希少職種図鑑 [フェンシング]

職種概要

派遣中:0人
累計:1人
分類:人的資源
活動例:フェンシングの普及や競技力の向上のための技術指導など
類似職種:—

※人数は、2020年7月31日現在。

話=宮田結以さん(コスタリカ・2017年度4次隊)

Q メインの活動は?

子どもたちに技術指導をする宮田さん。練習時間に体育館に行っても選手が現れないということが日常茶飯事だったので、選手に目標を持って練習に取り組んでもらうための方法を考えたり、選手と良い関係を築けるかを考えたりして活動を進めていった

 主に技術指導に力を入れました。技術向上に関しては週2回しかなかった練習を週4回に増やし、1対1の技術指導の機会を多く設け実戦により近い練習を実施。私の任期終了後も引き続き練習を続けられるよう、選手自身が考えて練習メニューをつくり、選手だけで練習できるような取り組みも行いました。選手たちの指導を始めて半年後、国内でのランキングを決める試合で、指導をしていた選手がランキング4位以内に入り、国際大会出場の切符を手にしました。2年目も技術指導を淡々と続け、その成果が2018年8月の中米大会(*)に現れ、男子フルーレ12歳以下の部で3位入賞、女子フルーレジュニアの部で3位入賞、女子フルーレ団体で2位に入賞することができました。

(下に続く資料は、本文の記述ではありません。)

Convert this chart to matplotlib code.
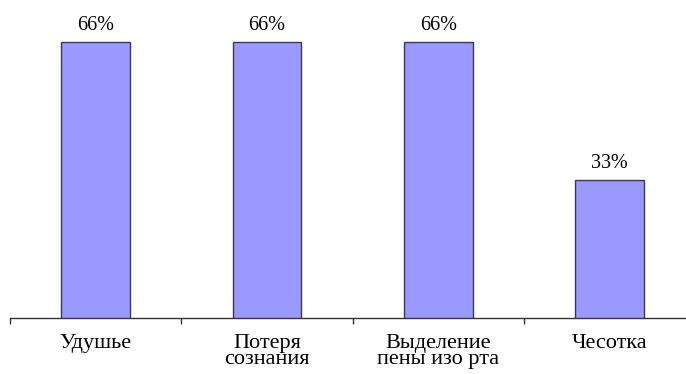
import matplotlib
matplotlib.use("Agg")
import matplotlib.pyplot as plt
from matplotlib.transforms import blended_transform_factory

categories = ["Удушье", "Потеря\nсознания", "Выделение\nпены изо рта", "Чесотка"]
values = [66, 66, 66, 33]
value_labels = ["66%", "66%", "66%", "33%"]

plt.rcParams["font.family"] = ["Liberation Serif", "DejaVu Serif"]

W, H = 686, 374
fig = plt.figure(figsize=(W / 100, H / 100), dpi=100)
fig.patch.set_facecolor("white")

axis_y = 318          # pixel row of the baseline
px_per_unit = 4.18
ymax = 75
left_px = 10
cat_px = 171.3
ax = fig.add_axes([left_px / W, (H - axis_y) / H,
                   4 * cat_px / W, ymax * px_per_unit / H])

x = list(range(len(categories)))
ax.bar(x, values, width=0.40, color="#9999ff", edgecolor="#3a3a50", linewidth=1.0, zorder=3)

ax.set_xlim(-0.5, 3.5)
ax.set_ylim(0, ymax)

for s in ["top", "right", "left"]:
    ax.spines[s].set_visible(False)
ax.spines["bottom"].set_color("#333333")
ax.spines["bottom"].set_linewidth(1.0)
ax.set_yticks([])

ax.set_xticks([-0.5, 0.5, 1.5, 2.5, 3.5])
ax.set_xticklabels([])
ax.tick_params(axis="x", direction="out", length=4.5, width=1.0, color="#333333")

for xi, v, lab in zip(x, values, value_labels):
    ax.annotate(lab, (xi, v), xytext=(0, 5), textcoords="offset points",
                ha="center", va="bottom", fontsize=14.5, color="black")

trans = blended_transform_factory(ax.transData, ax.transAxes)
for xi, cat in zip(x, categories):
    ax.annotate(cat, (xi, 0), xycoords=trans, xytext=(0, -11.5), textcoords="offset points",
                ha="center", va="top", fontsize=16, color="black",
                linespacing=0.8)

fig.savefig("out.png", dpi=100, facecolor="white")
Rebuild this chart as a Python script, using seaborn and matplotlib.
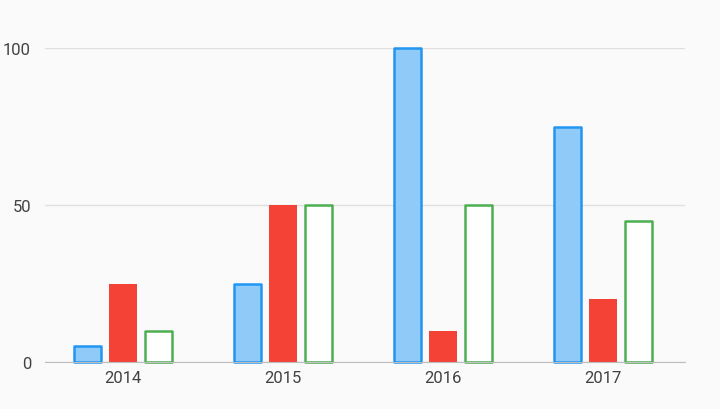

* 中米大会…パナマ・ニカラグア・グアテマラ・エルサルバドルなど中米各国が参加する大会。

Q 活動の最大の困難は?

 赴任当初、配属先が私に求める活動はこれと言ってなく、またコスタリカにいる選手やコーチなど情報が何もない状態でした。そのため自分自身で選手を探し協力者を見つけるところから、私の活動は始まりました。当初はゴールが見えない状態でひたすらできることを探しては挑戦する毎日でした。また、どのようにすれば選手と良い信頼関係を築けるかということを思案することも多かったです。

Q どう乗り越えましたか?

 できるだけ現地の人たちの考え方を尊重し、彼らのルールを理解し、その中で改善できる部分を見つけ、練習に反映させていきました。例えば現地の子どもは相手が先生であろうがひるまず反論し、疑問があればすぐに質問します。それに対して叱るのではなく、共に考え解決策を見つけることが重要であり、こういった行動の積み重ねで信頼関係が構築されました。また、フェンシング連盟の会長とは密に連絡を取り、話し合う機会をつくることで会長の求めるものを理解し、自分にできることを探していきました。

Q 派遣予定の同職種の隊員にメッセージをお願いします。

 フェンシングは道具がそろっていないとなかなか試合ができず、また細かな技術指導がしづらいスポーツです。湿度の高い国ではすぐに道具が錆びて使えなくなってしまうことも多く、道具が容易に手に入らない国では、道具を大切に扱うことや正しいメンテナンス方法などを教えることも大切です。どんなスポーツでも基本的に子どもたちに伝えることは他のスポーツとは大きく変わらないと思います。現地の人とコミュニケーションを取って、相手の文化を尊重しながらご自身の知識を熱い想いで伝えてあげてください。その想いは必ず届きます!

宮田さん基礎情報





【PROFILE】
岐阜県出身。13歳からフェンシングを始める。中央大学経済学部を卒業後、スポーツ用品店に勤務、2018年3月、青年海外協力隊員としてコスタリカに赴任。20年3月、帰国。現在は東京オリンピック・パラリンピック競技大会組織委員会のフェンシングチームにて勤務をしている。

【活動概要】
フェンシング (フルーレ〈※〉)の技術指導や普及活動のため、主に以下の活動を行う。
●9〜17歳の子どもたちに対するフェンシング (フルーレ)の技術指導
●地方の小学校でのスポーツの普及活動
●病院やリハビリセンターでの車いすフェンシングの指導・普及活動

※ フェンシングには「フルーレ」「エペ」「サーブル」と3種目あり、種目によって攻撃が有効になる箇所が異なる。フルーレの場合は、背中を含む、胴体のみが有効面。攻撃は突きのみ。